A retiring wheelchair tennis star has said that a supportive message from Andy Murray made him want to cry and was “better than winning a tennis tournament”.
Dylan Alcott is retiring from the sport after an illustrious career that saw him win 15 Grand Slam singles titles, eight major doubles titles and three Paralympic gold medals.
Alcott, who was also a winning Paralympic basketball player, was defeated by world number two Sam Schroder at the Australian Open and spoke to the media as he drew a line under his career.
While reflecting on his achievements, Alcott revealed that he had received a message from Murray and spoke about what it meant to him and how the support demonstrated changing attitudes to wheelchair tennis.
“This just sums up how it has changed,” he said.
“I hope he doesn’t mind this but Andy Murray just messaged me: ‘I don’t know if I’ve articulated that well, but you’re an absolute rockstar and inspiration with everything you’ve done’.
“That kills me. That makes me want to cry. It’s special. You’re a part of it. They don’t even care you’re in a wheelchair. They don’t give a s***.
“It’s special. It’s like that everywhere. I never thought that would happen. It’s cool. That’s better than winning a tennis tournament. That’s a legend of the sport getting around wheelchair tennis.
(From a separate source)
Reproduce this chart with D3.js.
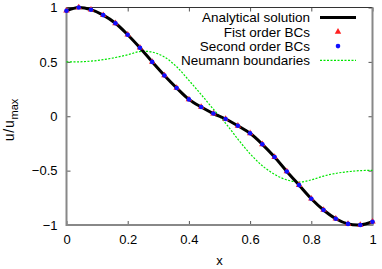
<!DOCTYPE html>
<meta charset="utf-8">
<script src="https://d3js.org/d3.v7.min.js"></script>
<style>
  body { margin: 0; background: #fff; }
  text { font-family: "Liberation Sans", Arial, sans-serif; }
</style>
<body>
<div id="chart"></div>
<script>

    // sample points along x
    var xs = [0, 0.04, 0.08, 0.12, 0.16, 0.20, 0.24, 0.28, 0.32, 0.36, 0.40, 0.44, 0.48,
              0.52, 0.56, 0.60, 0.64, 0.68, 0.72, 0.76, 0.80, 0.84, 0.88, 0.92, 0.96, 1.0];

    // analytical solution (same values for both numerical BCs)
    var analytical = [0.97, 1.0, 0.98, 0.93, 0.855, 0.75, 0.63, 0.50, 0.375, 0.26, 0.155, 0.085, 0.025,
                      -0.025, -0.088, -0.157, -0.258, -0.375, -0.508, -0.633, -0.758, -0.862, -0.942, -0.99, -1.0, -0.97];
    var firstOrder = analytical.slice();
    var secondOrder = analytical.slice();

    // Neumann boundaries
    var neumann = [0.50, 0.50, 0.507, 0.52, 0.54, 0.565, 0.595, 0.59, 0.545, 0.455, 0.33, 0.20, 0.065,
                   -0.065, -0.21, -0.345, -0.455, -0.535, -0.585, -0.605, -0.585, -0.55, -0.525, -0.51, -0.50, -0.497];

    var xTicks = [0, 0.2, 0.4, 0.6, 0.8, 1];
    var yTicks = [-1, -0.5, 0, 0.5, 1];
    var legendLabels = ["Analytical solution", "Fist order BCs", "Second order BCs", "Neumann boundaries"];

    var width = 382, height = 269;
    var margin = {top: 7.5, right: 9.5, bottom: 44, left: 66.5};

    var svg = d3.select("#chart")
      .append("svg")
        .attr("width", width)
        .attr("height", height);

    var x = d3.scaleLinear()
      .domain([0, 1])
      .range([margin.left, width - margin.right]);
    var y = d3.scaleLinear()
      .domain([-1, 1])
      .range([height - margin.bottom, margin.top]);

    // axes with inward ticks
    function styleAxis(g) {
      g.select(".domain").remove();
      g.selectAll(".tick line").attr("stroke", "#555");
      g.selectAll(".tick text").attr("font-size", "13px").attr("fill", "#000");
    }
    svg.append("g")
      .attr("transform", "translate(0," + y(-1) + ")")
      .call(d3.axisBottom(x).tickValues(xTicks).tickSize(-4).tickPadding(10).tickFormat(d3.format("")))
      .call(styleAxis);
    svg.append("g")
      .attr("transform", "translate(0," + y(1) + ")")
      .call(d3.axisTop(x).tickValues(xTicks).tickSize(-4).tickFormat(""))
      .call(styleAxis);
    svg.append("g")
      .attr("transform", "translate(" + x(0) + ",0)")
      .call(d3.axisLeft(y).tickValues(yTicks).tickSize(-4).tickPadding(9).tickFormat(d3.format("")))
      .call(styleAxis);
    svg.append("g")
      .attr("transform", "translate(" + x(1) + ",0)")
      .call(d3.axisRight(y).tickValues(yTicks).tickSize(-4).tickFormat(""))
      .call(styleAxis);

    // border
    svg.append("line")
      .attr("x1", x(0)).attr("x2", x(1)).attr("y1", y(1)).attr("y2", y(1))
      .attr("stroke", "#333").attr("stroke-width", 1);
    svg.append("path")
      .attr("d", "M" + x(0) + "," + y(1) + "V" + y(-1) + "H" + x(1) + "V" + y(1))
      .attr("fill", "none").attr("stroke", "#888").attr("stroke-width", 2);

    // axis titles
    svg.append("text")
      .attr("x", x(0.5)).attr("y", 265)
      .attr("text-anchor", "middle")
      .attr("font-size", "13px")
      .text("x");
    var yl = svg.append("text")
      .attr("transform", "translate(14,120) rotate(-90)")
      .attr("text-anchor", "middle")
      .attr("font-size", "14px");
    yl.append("tspan").attr("letter-spacing", "0.8px").text("u/u");
    yl.append("tspan").attr("font-size", "11px").attr("dy", 4).text("max");

    var pts = xs.map(function(d, i) { return i; });

    // Neumann curve
    svg.append("path")
      .datum(pts)
      .attr("fill", "none")
      .attr("stroke", "#00e600")
      .attr("stroke-width", 1.2)
      .attr("stroke-dasharray", "2,1.5")
      .attr("d", d3.line()
        .curve(d3.curveCatmullRom)
        .x(function(i) { return x(xs[i]); })
        .y(function(i) { return y(neumann[i]); }));

    // analytical solution
    svg.append("path")
      .datum(pts)
      .attr("fill", "none")
      .attr("stroke", "#000")
      .attr("stroke-width", 3)
      .attr("d", d3.line()
        .curve(d3.curveCatmullRom)
        .x(function(i) { return x(xs[i]); })
        .y(function(i) { return y(analytical[i]); }));

    var tri = d3.symbol().type(d3.symbolTriangle).size(18);

    svg.append("g")
      .selectAll("path")
      .data(pts)
      .enter()
      .append("path")
        .attr("d", tri)
        .attr("transform", function(i) { return "translate(" + x(xs[i]) + "," + y(firstOrder[i]) + ")"; })
        .attr("fill", "#ff2020");

    svg.append("g")
      .selectAll("circle")
      .data(pts)
      .enter()
      .append("circle")
        .attr("cx", function(i) { return x(xs[i]); })
        .attr("cy", function(i) { return y(secondOrder[i]); })
        .attr("r", 2.3)
        .attr("fill", "#1010ff");

    // legend
    var legend = svg.append("g");
    legendLabels.forEach(function(label, k) {
      var ly = 17.5 + k * 14.3;
      legend.append("text")
        .attr("x", 310).attr("y", ly)
        .attr("dy", "0.35em")
        .attr("text-anchor", "end")
        .attr("font-size", "13.5px")
        .text(label);
      if (k === 0) {
        legend.append("line").attr("x1", 320).attr("x2", 356).attr("y1", ly).attr("y2", ly)
          .attr("stroke", "#000").attr("stroke-width", 3);
      } else if (k === 1) {
        legend.append("path").attr("d", tri)
          .attr("transform", "translate(338," + ly + ")").attr("fill", "#ff2020");
      } else if (k === 2) {
        legend.append("circle").attr("cx", 338).attr("cy", ly).attr("r", 2.3).attr("fill", "#1010ff");
      } else {
        legend.append("line").attr("x1", 320).attr("x2", 356).attr("y1", ly).attr("y2", ly)
          .attr("stroke", "#00e600").attr("stroke-width", 1.2).attr("stroke-dasharray", "2,1.5");
      }
    });

</script>
</body>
If it’s good enough for someone like that, it’s good enough for everyone.”
Murray’s own Australian Open campaign came to an early end with a second round defeat to Japanese qualifier Taro Daniel.
Having battled back to fitness after hip resurfacing surgery, the three-time Grand Slam winner has found it difficult to compete at the elite level and hinted he may not return to Melbourne next year if he feels he has little chance of advancing deep into the competition.
“This is a really important year for me for a number of reasons, and I want to perform well in the big events,” he said following his defeat.
“For me, tonight is not good enough in that respect.”
“Making the second round of Slams is not something I find particularly motivating.”